EXERCISE DIRECTIONS
The listing below begins with the first line you should copy; stop after the line containing "END_DAY = 346", and drop every picture.

RAW DATA
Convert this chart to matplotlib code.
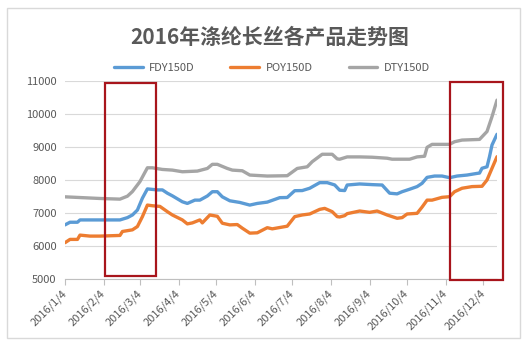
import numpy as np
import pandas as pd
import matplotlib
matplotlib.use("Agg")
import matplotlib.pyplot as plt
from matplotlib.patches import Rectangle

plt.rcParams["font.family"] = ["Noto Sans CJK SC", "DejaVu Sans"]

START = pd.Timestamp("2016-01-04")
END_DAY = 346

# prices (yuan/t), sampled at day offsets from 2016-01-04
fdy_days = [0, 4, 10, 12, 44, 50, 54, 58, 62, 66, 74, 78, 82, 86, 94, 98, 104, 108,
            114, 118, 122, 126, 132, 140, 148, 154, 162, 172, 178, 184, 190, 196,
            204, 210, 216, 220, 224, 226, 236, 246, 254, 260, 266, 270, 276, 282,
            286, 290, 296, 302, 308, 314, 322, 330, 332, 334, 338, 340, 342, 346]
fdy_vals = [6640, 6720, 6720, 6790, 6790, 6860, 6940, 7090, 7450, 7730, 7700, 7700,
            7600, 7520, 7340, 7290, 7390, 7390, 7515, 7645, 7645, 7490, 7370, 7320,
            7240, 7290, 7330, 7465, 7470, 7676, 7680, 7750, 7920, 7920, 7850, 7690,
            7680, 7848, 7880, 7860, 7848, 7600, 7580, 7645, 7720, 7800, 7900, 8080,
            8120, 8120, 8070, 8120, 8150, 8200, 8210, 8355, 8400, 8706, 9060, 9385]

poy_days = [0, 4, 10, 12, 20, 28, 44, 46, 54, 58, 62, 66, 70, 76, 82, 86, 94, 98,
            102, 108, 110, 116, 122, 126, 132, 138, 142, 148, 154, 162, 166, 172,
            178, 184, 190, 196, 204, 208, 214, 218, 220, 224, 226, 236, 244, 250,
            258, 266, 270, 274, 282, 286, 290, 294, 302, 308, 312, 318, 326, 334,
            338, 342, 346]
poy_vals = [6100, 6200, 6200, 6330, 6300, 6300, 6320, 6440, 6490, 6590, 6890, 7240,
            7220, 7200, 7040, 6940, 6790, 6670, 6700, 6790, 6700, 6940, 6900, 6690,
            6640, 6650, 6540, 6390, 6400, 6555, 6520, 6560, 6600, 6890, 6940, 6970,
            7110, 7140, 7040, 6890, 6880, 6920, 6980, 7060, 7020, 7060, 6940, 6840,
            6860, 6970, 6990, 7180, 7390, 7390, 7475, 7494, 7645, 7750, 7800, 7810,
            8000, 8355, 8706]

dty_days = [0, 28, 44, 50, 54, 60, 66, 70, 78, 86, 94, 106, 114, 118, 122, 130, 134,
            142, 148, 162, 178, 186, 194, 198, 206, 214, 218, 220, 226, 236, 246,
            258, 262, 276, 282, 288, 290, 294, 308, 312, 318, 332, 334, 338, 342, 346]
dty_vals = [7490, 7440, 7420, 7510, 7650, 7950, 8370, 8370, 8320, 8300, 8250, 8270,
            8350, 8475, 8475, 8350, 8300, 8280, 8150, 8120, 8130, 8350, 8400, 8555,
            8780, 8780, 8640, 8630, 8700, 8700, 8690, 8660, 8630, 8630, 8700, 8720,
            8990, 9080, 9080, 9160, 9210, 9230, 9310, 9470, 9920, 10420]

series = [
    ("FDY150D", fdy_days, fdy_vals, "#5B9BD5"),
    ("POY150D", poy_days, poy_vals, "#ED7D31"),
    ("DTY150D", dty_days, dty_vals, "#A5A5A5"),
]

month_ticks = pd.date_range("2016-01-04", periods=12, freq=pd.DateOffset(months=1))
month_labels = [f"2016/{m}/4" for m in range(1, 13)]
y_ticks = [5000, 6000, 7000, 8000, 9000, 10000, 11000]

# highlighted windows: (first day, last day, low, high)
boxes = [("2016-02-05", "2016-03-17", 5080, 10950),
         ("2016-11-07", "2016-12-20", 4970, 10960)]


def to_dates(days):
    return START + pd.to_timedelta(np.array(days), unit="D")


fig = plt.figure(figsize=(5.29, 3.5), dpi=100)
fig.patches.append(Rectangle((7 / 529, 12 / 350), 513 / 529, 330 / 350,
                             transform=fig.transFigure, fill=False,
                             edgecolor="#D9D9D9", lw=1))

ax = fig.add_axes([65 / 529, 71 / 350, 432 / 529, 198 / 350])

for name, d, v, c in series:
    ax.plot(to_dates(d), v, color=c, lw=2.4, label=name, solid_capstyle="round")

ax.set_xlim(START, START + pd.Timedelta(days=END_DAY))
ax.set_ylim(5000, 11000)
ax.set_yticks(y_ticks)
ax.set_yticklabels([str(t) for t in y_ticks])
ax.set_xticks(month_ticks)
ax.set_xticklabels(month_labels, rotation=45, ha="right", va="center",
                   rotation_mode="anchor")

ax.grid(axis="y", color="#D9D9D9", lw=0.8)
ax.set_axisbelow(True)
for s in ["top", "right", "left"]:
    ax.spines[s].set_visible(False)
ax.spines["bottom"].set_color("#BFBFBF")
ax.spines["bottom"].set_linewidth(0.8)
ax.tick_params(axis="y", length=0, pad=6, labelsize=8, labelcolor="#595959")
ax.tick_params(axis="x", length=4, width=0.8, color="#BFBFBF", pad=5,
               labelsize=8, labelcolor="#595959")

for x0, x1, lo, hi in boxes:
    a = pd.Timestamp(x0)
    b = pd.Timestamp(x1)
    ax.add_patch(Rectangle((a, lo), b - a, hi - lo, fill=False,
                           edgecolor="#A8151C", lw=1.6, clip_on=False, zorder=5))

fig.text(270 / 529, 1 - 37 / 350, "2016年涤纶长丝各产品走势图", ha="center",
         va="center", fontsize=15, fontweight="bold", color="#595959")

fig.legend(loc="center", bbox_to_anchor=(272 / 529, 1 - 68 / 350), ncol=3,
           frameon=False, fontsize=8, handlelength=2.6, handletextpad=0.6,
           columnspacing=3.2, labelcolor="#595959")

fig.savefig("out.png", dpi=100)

THE OUTPUT
Convert this chart to matplotlib code.
import numpy as np
import pandas as pd
import matplotlib
matplotlib.use("Agg")
import matplotlib.pyplot as plt
from matplotlib.patches import Rectangle

plt.rcParams["font.family"] = ["Noto Sans CJK SC", "DejaVu Sans"]

START = pd.Timestamp("2016-01-04")
END_DAY = 346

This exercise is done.